** Start **

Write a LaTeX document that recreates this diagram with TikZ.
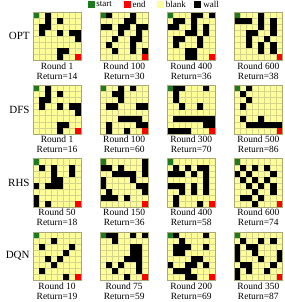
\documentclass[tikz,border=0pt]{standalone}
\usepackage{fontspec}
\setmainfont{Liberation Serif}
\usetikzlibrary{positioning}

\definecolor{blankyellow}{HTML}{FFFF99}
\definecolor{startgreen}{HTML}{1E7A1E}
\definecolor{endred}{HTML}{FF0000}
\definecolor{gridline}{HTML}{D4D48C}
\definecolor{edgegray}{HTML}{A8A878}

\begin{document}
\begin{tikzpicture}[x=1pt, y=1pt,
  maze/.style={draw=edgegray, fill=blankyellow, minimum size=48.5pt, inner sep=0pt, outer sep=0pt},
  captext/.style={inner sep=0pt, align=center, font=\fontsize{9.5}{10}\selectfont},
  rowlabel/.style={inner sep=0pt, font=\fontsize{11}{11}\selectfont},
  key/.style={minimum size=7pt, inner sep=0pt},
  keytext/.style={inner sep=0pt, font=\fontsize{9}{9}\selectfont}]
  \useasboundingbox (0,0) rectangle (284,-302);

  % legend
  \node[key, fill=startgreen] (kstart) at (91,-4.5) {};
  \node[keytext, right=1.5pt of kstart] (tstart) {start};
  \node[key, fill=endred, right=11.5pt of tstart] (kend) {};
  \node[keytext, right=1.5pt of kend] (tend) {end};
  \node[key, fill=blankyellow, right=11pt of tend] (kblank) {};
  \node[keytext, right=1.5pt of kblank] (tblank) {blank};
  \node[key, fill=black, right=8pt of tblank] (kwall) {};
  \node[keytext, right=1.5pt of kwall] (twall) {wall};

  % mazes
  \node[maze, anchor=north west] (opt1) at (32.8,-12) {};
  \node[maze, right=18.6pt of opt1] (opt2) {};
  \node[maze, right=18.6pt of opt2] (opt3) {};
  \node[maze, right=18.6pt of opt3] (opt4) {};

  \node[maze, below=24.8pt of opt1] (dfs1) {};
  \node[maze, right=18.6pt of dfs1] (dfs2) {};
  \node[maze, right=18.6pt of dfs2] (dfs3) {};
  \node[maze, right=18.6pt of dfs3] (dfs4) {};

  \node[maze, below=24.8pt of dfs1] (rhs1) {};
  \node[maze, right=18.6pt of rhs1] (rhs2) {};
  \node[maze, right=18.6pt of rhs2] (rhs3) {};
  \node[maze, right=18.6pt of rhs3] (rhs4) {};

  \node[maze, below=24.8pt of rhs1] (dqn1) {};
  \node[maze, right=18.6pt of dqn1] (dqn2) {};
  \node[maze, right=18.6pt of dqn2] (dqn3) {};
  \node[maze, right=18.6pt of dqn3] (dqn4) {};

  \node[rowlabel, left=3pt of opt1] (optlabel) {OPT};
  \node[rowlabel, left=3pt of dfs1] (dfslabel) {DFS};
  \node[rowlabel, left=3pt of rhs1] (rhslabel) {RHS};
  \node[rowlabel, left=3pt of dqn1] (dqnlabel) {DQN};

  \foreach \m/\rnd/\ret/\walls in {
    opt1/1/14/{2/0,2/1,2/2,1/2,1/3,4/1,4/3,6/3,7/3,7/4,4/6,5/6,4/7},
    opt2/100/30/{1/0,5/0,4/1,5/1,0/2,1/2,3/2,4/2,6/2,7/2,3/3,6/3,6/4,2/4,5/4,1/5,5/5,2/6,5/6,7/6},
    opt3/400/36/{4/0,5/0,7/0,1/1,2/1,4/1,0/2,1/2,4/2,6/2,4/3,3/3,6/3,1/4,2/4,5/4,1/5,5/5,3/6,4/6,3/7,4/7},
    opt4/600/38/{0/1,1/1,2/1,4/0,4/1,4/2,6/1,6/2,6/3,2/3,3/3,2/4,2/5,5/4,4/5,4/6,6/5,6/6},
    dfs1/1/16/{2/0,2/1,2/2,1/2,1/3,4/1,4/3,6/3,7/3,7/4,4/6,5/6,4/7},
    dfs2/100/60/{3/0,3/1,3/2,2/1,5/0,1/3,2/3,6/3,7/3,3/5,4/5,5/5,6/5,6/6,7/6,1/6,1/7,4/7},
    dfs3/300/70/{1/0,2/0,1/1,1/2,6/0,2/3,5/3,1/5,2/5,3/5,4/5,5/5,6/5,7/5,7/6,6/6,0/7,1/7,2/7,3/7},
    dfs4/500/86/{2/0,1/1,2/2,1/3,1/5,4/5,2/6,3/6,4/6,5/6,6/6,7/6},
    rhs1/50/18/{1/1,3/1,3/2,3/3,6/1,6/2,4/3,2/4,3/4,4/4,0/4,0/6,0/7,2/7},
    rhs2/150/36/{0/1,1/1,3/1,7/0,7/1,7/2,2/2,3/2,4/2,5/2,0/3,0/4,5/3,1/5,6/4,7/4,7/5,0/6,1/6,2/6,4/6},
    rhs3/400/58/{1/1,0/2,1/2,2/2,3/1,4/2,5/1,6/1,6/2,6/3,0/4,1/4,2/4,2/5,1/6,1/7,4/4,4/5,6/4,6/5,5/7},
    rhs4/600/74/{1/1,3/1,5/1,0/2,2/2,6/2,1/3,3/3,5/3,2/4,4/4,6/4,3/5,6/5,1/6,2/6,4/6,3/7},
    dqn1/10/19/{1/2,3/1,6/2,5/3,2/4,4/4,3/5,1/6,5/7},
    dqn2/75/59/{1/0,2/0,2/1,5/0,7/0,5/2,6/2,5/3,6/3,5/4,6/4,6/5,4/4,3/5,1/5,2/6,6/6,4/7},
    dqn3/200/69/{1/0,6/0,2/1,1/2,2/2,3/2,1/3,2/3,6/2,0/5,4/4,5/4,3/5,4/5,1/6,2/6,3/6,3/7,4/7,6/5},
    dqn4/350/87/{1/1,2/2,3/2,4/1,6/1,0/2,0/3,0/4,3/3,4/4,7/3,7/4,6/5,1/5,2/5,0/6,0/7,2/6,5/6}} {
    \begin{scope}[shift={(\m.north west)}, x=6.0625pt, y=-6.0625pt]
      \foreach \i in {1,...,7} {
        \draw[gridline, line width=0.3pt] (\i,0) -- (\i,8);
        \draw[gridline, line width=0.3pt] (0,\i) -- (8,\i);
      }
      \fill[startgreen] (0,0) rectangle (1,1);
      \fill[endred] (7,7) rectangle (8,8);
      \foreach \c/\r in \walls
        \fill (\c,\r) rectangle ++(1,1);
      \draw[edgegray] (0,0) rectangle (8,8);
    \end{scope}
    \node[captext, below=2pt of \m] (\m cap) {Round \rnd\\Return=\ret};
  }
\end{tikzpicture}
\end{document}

** End **

* _Work to complete_
Leave the images out, please, and restate each line word for word.

* _Solution to the problem_
Write a LaTeX document that recreates this diagram with TikZ.
\documentclass[tikz,border=0pt]{standalone}
\usepackage{fontspec}
\setmainfont{Liberation Serif}
\usetikzlibrary{positioning}

\definecolor{blankyellow}{HTML}{FFFF99}
\definecolor{startgreen}{HTML}{1E7A1E}
\definecolor{endred}{HTML}{FF0000}
\definecolor{gridline}{HTML}{D4D48C}
\definecolor{edgegray}{HTML}{A8A878}

\begin{document}
\begin{tikzpicture}[x=1pt, y=1pt,
  maze/.style={draw=edgegray, fill=blankyellow, minimum size=48.5pt, inner sep=0pt, outer sep=0pt},
  captext/.style={inner sep=0pt, align=center, font=\fontsize{9.5}{10}\selectfont},
  rowlabel/.style={inner sep=0pt, font=\fontsize{11}{11}\selectfont},
  key/.style={minimum size=7pt, inner sep=0pt},
  keytext/.style={inner sep=0pt, font=\fontsize{9}{9}\selectfont}]
  \useasboundingbox (0,0) rectangle (284,-302);

  % legend
  \node[key, fill=startgreen] (kstart) at (91,-4.5) {};
  \node[keytext, right=1.5pt of kstart] (tstart) {start};
  \node[key, fill=endred, right=11.5pt of tstart] (kend) {};
  \node[keytext, right=1.5pt of kend] (tend) {end};
  \node[key, fill=blankyellow, right=11pt of tend] (kblank) {};
  \node[keytext, right=1.5pt of kblank] (tblank) {blank};
  \node[key, fill=black, right=8pt of tblank] (kwall) {};
  \node[keytext, right=1.5pt of kwall] (twall) {wall};

  % mazes
  \node[maze, anchor=north west] (opt1) at (32.8,-12) {};
  \node[maze, right=18.6pt of opt1] (opt2) {};
  \node[maze, right=18.6pt of opt2] (opt3) {};
  \node[maze, right=18.6pt of opt3] (opt4) {};

  \node[maze, below=24.8pt of opt1] (dfs1) {};
  \node[maze, right=18.6pt of dfs1] (dfs2) {};
  \node[maze, right=18.6pt of dfs2] (dfs3) {};
  \node[maze, right=18.6pt of dfs3] (dfs4) {};

  \node[maze, below=24.8pt of dfs1] (rhs1) {};
  \node[maze, right=18.6pt of rhs1] (rhs2) {};
  \node[maze, right=18.6pt of rhs2] (rhs3) {};
  \node[maze, right=18.6pt of rhs3] (rhs4) {};

  \node[maze, below=24.8pt of rhs1] (dqn1) {};
  \node[maze, right=18.6pt of dqn1] (dqn2) {};
  \node[maze, right=18.6pt of dqn2] (dqn3) {};
  \node[maze, right=18.6pt of dqn3] (dqn4) {};

  \node[rowlabel, left=3pt of opt1] (optlabel) {OPT};
  \node[rowlabel, left=3pt of dfs1] (dfslabel) {DFS};
  \node[rowlabel, left=3pt of rhs1] (rhslabel) {RHS};
  \node[rowlabel, left=3pt of dqn1] (dqnlabel) {DQN};

  \foreach \m/\rnd/\ret/\walls in {
    opt1/1/14/{2/0,2/1,2/2,1/2,1/3,4/1,4/3,6/3,7/3,7/4,4/6,5/6,4/7},
    opt2/100/30/{1/0,5/0,4/1,5/1,0/2,1/2,3/2,4/2,6/2,7/2,3/3,6/3,6/4,2/4,5/4,1/5,5/5,2/6,5/6,7/6},
    opt3/400/36/{4/0,5/0,7/0,1/1,2/1,4/1,0/2,1/2,4/2,6/2,4/3,3/3,6/3,1/4,2/4,5/4,1/5,5/5,3/6,4/6,3/7,4/7},
    opt4/600/38/{0/1,1/1,2/1,4/0,4/1,4/2,6/1,6/2,6/3,2/3,3/3,2/4,2/5,5/4,4/5,4/6,6/5,6/6},
    dfs1/1/16/{2/0,2/1,2/2,1/2,1/3,4/1,4/3,6/3,7/3,7/4,4/6,5/6,4/7},
    dfs2/100/60/{3/0,3/1,3/2,2/1,5/0,1/3,2/3,6/3,7/3,3/5,4/5,5/5,6/5,6/6,7/6,1/6,1/7,4/7},
    dfs3/300/70/{1/0,2/0,1/1,1/2,6/0,2/3,5/3,1/5,2/5,3/5,4/5,5/5,6/5,7/5,7/6,6/6,0/7,1/7,2/7,3/7},
    dfs4/500/86/{2/0,1/1,2/2,1/3,1/5,4/5,2/6,3/6,4/6,5/6,6/6,7/6},
    rhs1/50/18/{1/1,3/1,3/2,3/3,6/1,6/2,4/3,2/4,3/4,4/4,0/4,0/6,0/7,2/7},
    rhs2/150/36/{0/1,1/1,3/1,7/0,7/1,7/2,2/2,3/2,4/2,5/2,0/3,0/4,5/3,1/5,6/4,7/4,7/5,0/6,1/6,2/6,4/6},
    rhs3/400/58/{1/1,0/2,1/2,2/2,3/1,4/2,5/1,6/1,6/2,6/3,0/4,1/4,2/4,2/5,1/6,1/7,4/4,4/5,6/4,6/5,5/7},
    rhs4/600/74/{1/1,3/1,5/1,0/2,2/2,6/2,1/3,3/3,5/3,2/4,4/4,6/4,3/5,6/5,1/6,2/6,4/6,3/7},
    dqn1/10/19/{1/2,3/1,6/2,5/3,2/4,4/4,3/5,1/6,5/7},
    dqn2/75/59/{1/0,2/0,2/1,5/0,7/0,5/2,6/2,5/3,6/3,5/4,6/4,6/5,4/4,3/5,1/5,2/6,6/6,4/7},
    dqn3/200/69/{1/0,6/0,2/1,1/2,2/2,3/2,1/3,2/3,6/2,0/5,4/4,5/4,3/5,4/5,1/6,2/6,3/6,3/7,4/7,6/5},
    dqn4/350/87/{1/1,2/2,3/2,4/1,6/1,0/2,0/3,0/4,3/3,4/4,7/3,7/4,6/5,1/5,2/5,0/6,0/7,2/6,5/6}} {
    \begin{scope}[shift={(\m.north west)}, x=6.0625pt, y=-6.0625pt]
      \foreach \i in {1,...,7} {
        \draw[gridline, line width=0.3pt] (\i,0) -- (\i,8);
        \draw[gridline, line width=0.3pt] (0,\i) -- (8,\i);
      }
      \fill[startgreen] (0,0) rectangle (1,1);
      \fill[endred] (7,7) rectangle (8,8);
      \foreach \c/\r in \walls
        \fill (\c,\r) rectangle ++(1,1);
      \draw[edgegray] (0,0) rectangle (8,8);
    \end{scope}
    \node[captext, below=2pt of \m] (\m cap) {Round \rnd\\Return=\ret};
  }
\end{tikzpicture}
\end{document}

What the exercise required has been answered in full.